TL;DR
Amul, the world’s largest dairy cooperative, has launched an AI platform called Sarlaben that gives 3.6 million farmers personalised, round-the-clock guidance on cattle health, feeding and breeding. The system is built on five decades of cooperative data covering 30 million cattle and two billion annual milk transactions.
AI meets the last mile
The platform — launched ahead of India’s AI Impact Summit 2026 and backed by the Ministry of Electronics and Information Technology — represents one of the largest real-world AI deployments in agriculture. Unlike most agri-tech ventures that collect data first and build products second, Amul already had the data. Its Automatic Milk Collection System processes over two billion milk procurement transactions annually, while veterinary records from more than 1,200 doctors cover nearly 30 million cattle.
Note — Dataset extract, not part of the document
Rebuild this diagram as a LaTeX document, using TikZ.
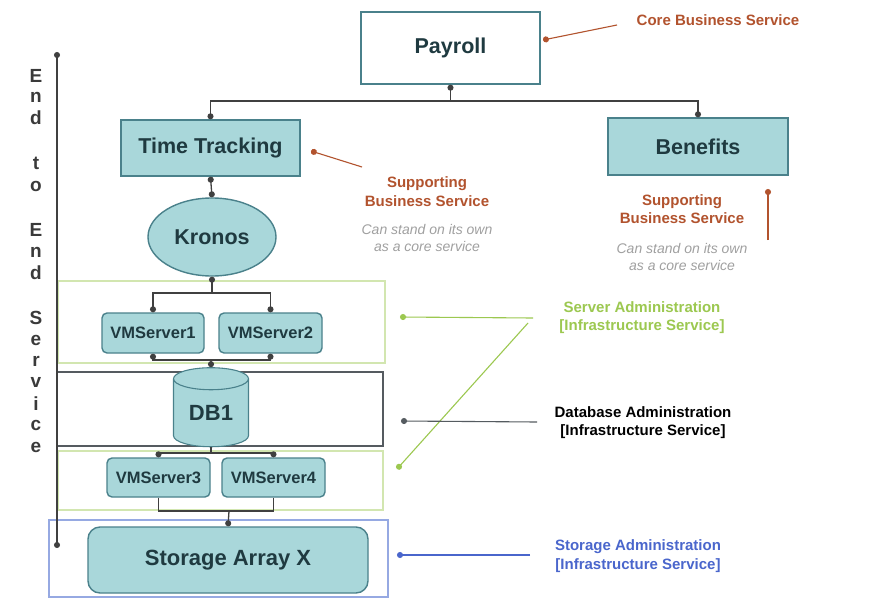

Sarlaben is accessible via the Amul Farmer mobile app (over one million Android and iOS downloads) and through voice calls for farmers using feature phones or landlines. The system offers cattle-specific guidance — from disease detection to feeding schedules — drawing on individual animal records that include feed intake, disease history and milking status.
“Amul AI is about taking dependable, verified information directly to the farmer — instantly and in a language they are comfortable with,” said Jayen Mehta, Managing Director of the Gujarat Cooperative Milk Marketing Federation.
India’s productivity problem
India produces more milk than any country — 347.87 million tonnes in 2024-25, more than double the US output — but its per-animal yield remains among the lowest globally. The reasons are structural: small herd sizes, poor-quality feed, limited rural veterinary access, and low awareness of modern husbandry practices.
The platform is initially available in Gujarati and built on the government’s Bhashini multilingual framework, which could extend support to 20 Indian languages across Amul’s presence in 20,000 villages in 20 states.
The cooperative advantage
Saswata Narayan Biswas, Director of the Institute of Rural Management in Anand, described the deployment as “not a technology upgrade, but an instrument of inclusive rural transformation.” The cooperative’s five-decade data infrastructure — covering breeding records, satellite imagery for fodder mapping, and a national cattle census — gives the AI a foundation that most private agri-tech startups would struggle to replicate.
Looking forward
The harder question is reach. Farmers already comfortable with smartphones and Amul’s digital systems will benefit first. Whether voice-based access and dialect support can close the gap for the most isolated producers — those with the greatest information deficit — will determine if this is a genuine shift in rural farming or a tool that primarily serves those already connected.